It’s easy to get your feelings hurt when a buyer leaves nasty feedback on the Amazon marketplace.

Sure, you’re thick-skinned. You know how to handle even the most irate customers. But, there’s just something especially hurtful when the situation results in a negative online rating.

Looking past the sour grapes, there are also financial repercussions with each new feedback you receive. In this post, we’ll take a closer look at why Amazon feedback can make (or break) the success of your online store.

Feedback Influences the Buy Box

Did you know that your feedback score influences your likelihood of winning the Buy Box? That’s right. As Amazon points out here, sellers must meet minimum performance-based criteria if they wish to be Buy Box-eligible.

Amazon considers the following when awarding the Buy Box:

  • Order defect rate (“ODR”) maintained by the seller
  • Level of “customer shopping experience” typically offered by the merchant
  • The seller’s experience level (time is likely a factor here)
  • Other seller performance metrics (known only to Amazon)

Though these may not necessarily be mandatory, Amazon gives preference to sellers who:

  • Participate in the FBA program
  • Are Professional-level sellers

Looking at the above criteria, you can see that feedback (whether positive or negative) plays an important role in winning the Buy Box. For example, ODR is based heavily on negative customer feedback. Likewise, “customer shopping experience” is probably Amazon-speak for “feedback rating.” Although we don’t know what “other seller performance metrics” really means, it’s a safe bet that lifetime feedback score is somehow factored into the Buy Box equation.

Feedback Affects Your Good Standing with Amazon

Winning highly profitable Amazon orders is the name of the game. But, this is obviously impossible when your account gets suspended by Amazon.

To help you avoid suspension, Amazon exposes countless seller ratings that measure everything from return dissatisfaction to late responses. Granted, not every metric is as impactful as A-to-z claims (regarding Amazon’s guarantee of an item’s condition, timely delivery and eligibility for refund). But some, such as negative feedback, can certainly damage your relationship with Amazon. In fact, Amazon gets pretty specific and warns sellers that “the number of negative feedback entries should be less than 5% of the total feedback entries received.” Approaching the 5% negative feedback rate puts your account health at risk.

How can you keep negative feedback to a minimum (thereby reducing your chance of suspension)? For starters, it’s important to examine the root cause of negative feedback. Naturally, even the best sellers occasionally receive poor ratings. However, a pattern of dissatisfied customers may indicate a serious problem with business processes. Are you understaffed for your current level of demand? Should you consider fulfilling more orders via the FBA service?

Once you’ve remedied any workflow issues, you might also consider developing a strategy for removing negative feedback. Dealing with a bad rating can be extremely disruptive, especially when you’re unprepared. Be ready to deal with negative feedback before it occurs – then, hope you’ll rarely have to use your plan of action.

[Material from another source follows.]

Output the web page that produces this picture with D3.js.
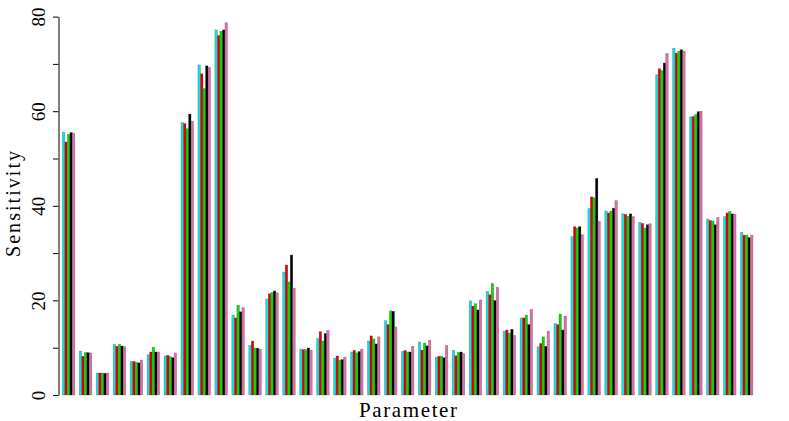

Feedback is an Income-Producing Asset

In today’s digital world of commerce, merchants tend to have few tangible assets (other than inventory). With Amazon providing most of the supply chain infrastructure, a typical seller has less need for capital equipment than in decades past. This is great news for those wishing to start or grow an eCommerce brand, as fewer barriers exist than ever before.

On the other hand, fewer barriers allow for increased competition. Competition, although good for consumers, isn’t usually great news for merchants.

For these reasons, a prudent Amazon merchant views his feedback score as an income-producing asset. As a seller grows his feedback history into the hundreds or thousands of ratings, he differentiates himself from the fly-by-night sellers that seem to come and go. All things being equal, the seller with the best feedback history stands ready to capture a sizable piece of an item’s Buy Box pie.

Protect Your Bottom Line with Better Feedback

On its own, a single feedback rating serves as an important channel of communication between the buyer and seller. When aggregated, a merchant’s entire feedback history is an influential metric that impacts sales revenue and overall profitability. Take the necessary steps to protect your seller reputation – and, most importantly, your bottom line.